By the end of the 1920s, Grantland Rice had discovered the wonders of waxing poetic about college football (and Notre Dame in particular), and the Carnegie Foundation had written a groundbreaking report warning about illegal recruiting inducements, threats to amateurism and schools' overt obsession with football. By the early 1930s, Alabama, Tennessee and others had come to realize they were far more invested in the sport (and had better resources) than some of their Southern Conference brethren and formed the Southeastern Conference. We were off and running.
Five best teams: 1921 Georgia Tech (98.3), 1923 Cornell (98.2), 1925 Dartmouth (98.0), 1929 USC (97.9), 1921 California (97.7)
John Heisman's Georgia Tech was the best program of the late 1910s, but he moved from Tech to Penn in 1920 -- he and his wife were divorcing, and he left town to avoid awkward social situations (as one does) -- and after one last hurrah in 1921, the Ramblin' Wreck's progress slowly slid under William Alexander.
Five best offenses: 1929 USC (99.8), 1923 Cornell (99.7), 1921 Georgia Tech (99.7), 1926 USC (99.6), 1920 Alabama (99.4)
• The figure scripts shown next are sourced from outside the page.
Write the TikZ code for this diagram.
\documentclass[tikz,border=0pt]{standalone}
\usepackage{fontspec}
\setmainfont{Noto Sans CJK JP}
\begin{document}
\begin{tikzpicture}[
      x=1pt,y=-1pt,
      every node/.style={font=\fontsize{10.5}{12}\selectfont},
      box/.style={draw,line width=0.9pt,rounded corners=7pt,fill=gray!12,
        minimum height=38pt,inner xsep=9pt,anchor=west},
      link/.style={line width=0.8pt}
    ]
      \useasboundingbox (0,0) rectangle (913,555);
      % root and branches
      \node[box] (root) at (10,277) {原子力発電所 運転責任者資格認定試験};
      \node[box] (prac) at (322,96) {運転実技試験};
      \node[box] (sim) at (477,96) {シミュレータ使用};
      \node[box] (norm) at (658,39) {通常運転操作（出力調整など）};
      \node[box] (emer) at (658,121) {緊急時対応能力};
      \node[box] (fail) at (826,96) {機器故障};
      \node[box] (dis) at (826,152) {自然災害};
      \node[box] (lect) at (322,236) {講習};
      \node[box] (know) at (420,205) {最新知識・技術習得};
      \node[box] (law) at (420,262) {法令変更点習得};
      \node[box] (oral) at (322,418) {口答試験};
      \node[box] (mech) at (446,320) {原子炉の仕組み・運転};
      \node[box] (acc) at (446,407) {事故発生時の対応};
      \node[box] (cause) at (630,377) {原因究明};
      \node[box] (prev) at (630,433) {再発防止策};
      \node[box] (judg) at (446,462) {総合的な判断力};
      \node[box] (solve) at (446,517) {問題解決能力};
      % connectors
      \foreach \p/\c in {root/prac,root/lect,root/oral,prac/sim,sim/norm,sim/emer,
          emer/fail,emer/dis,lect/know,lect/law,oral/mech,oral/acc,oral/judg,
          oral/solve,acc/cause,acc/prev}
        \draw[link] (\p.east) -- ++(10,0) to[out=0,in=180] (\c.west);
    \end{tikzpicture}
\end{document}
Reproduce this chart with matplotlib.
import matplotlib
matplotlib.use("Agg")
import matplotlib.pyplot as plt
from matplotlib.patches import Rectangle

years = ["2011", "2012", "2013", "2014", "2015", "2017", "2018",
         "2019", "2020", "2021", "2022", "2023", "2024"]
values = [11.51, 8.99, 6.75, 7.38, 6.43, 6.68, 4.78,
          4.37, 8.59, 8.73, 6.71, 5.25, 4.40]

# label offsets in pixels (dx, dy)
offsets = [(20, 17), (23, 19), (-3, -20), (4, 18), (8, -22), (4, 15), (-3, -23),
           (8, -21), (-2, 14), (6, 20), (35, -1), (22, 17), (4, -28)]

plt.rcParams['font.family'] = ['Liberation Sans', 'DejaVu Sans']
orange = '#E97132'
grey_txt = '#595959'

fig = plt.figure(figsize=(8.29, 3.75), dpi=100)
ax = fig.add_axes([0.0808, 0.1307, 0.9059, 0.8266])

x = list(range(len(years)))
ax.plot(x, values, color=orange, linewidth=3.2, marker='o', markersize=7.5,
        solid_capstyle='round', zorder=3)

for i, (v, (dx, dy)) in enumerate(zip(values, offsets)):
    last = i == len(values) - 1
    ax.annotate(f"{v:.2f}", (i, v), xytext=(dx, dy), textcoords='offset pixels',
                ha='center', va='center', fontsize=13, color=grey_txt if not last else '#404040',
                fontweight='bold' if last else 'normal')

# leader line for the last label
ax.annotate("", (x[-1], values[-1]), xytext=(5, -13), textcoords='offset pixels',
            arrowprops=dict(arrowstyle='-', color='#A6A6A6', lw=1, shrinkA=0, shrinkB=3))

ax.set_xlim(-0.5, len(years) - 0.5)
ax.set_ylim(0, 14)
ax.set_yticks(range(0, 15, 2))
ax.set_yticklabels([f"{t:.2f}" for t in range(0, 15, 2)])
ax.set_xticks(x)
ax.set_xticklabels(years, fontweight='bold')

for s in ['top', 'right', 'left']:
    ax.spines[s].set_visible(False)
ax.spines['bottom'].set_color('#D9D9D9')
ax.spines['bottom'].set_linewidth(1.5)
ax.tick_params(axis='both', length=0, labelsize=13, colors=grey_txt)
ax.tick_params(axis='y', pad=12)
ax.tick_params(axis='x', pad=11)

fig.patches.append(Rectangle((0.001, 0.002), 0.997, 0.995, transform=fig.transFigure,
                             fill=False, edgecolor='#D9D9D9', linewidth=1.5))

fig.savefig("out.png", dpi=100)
In 1929, Notre Dame went 9-0 while scoring a total of 145 points. USC, meanwhile, scored 492, including 47 against Pitt in the Rose Bowl. That's enough to earn the top spot of the decade, even if the Trojans managed only 12 points against Notre Dame.
Five best defenses: 1925 Michigan (97.2), 1928 Illinois (97.1), 1929 Illinois (96.8), 1927 Illinois (96.7), 1920 Texas A&M (95.3)
Robert Zuppke's biggest accomplishment was introducing Red Grange to the world. But after Grange left to become one of the NFL's big early names, Zuppke's Fighting Illini went a combined 20-2-2 from 1927 to 1929 on the back of some ridiculous defenses.